* _Data to process_
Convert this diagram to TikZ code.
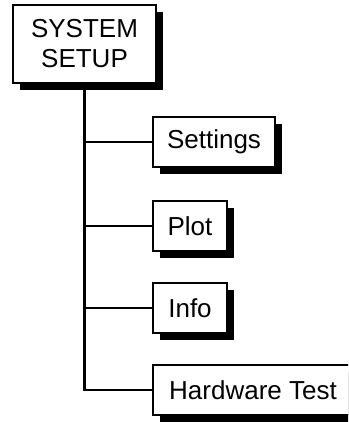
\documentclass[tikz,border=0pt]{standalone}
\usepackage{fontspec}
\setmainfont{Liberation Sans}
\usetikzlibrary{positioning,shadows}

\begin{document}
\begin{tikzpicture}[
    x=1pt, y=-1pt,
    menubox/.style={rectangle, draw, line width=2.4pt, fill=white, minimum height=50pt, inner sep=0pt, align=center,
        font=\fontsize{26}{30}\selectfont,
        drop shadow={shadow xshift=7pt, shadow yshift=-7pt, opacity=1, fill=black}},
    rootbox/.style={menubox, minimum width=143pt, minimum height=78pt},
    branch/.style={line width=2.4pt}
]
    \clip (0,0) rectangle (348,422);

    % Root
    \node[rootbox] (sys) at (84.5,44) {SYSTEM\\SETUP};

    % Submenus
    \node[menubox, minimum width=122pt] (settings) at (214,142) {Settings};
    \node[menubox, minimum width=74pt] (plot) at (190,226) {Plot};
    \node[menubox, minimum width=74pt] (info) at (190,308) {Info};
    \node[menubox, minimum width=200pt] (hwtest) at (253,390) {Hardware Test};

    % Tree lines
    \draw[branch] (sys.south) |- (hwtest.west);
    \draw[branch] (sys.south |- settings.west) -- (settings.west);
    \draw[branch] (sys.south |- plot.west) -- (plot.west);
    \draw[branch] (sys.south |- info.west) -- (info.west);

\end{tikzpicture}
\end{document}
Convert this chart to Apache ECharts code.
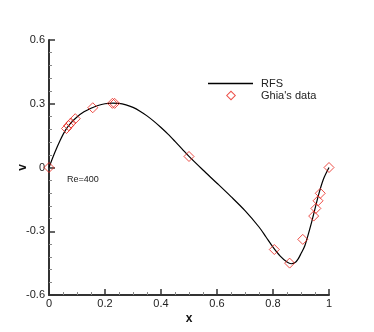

* _Directive_
Filter the records above for lines containing the word "Convert", and copy those lines.

* _Answer below_
Convert this diagram to TikZ code.
Convert this chart to Apache ECharts code.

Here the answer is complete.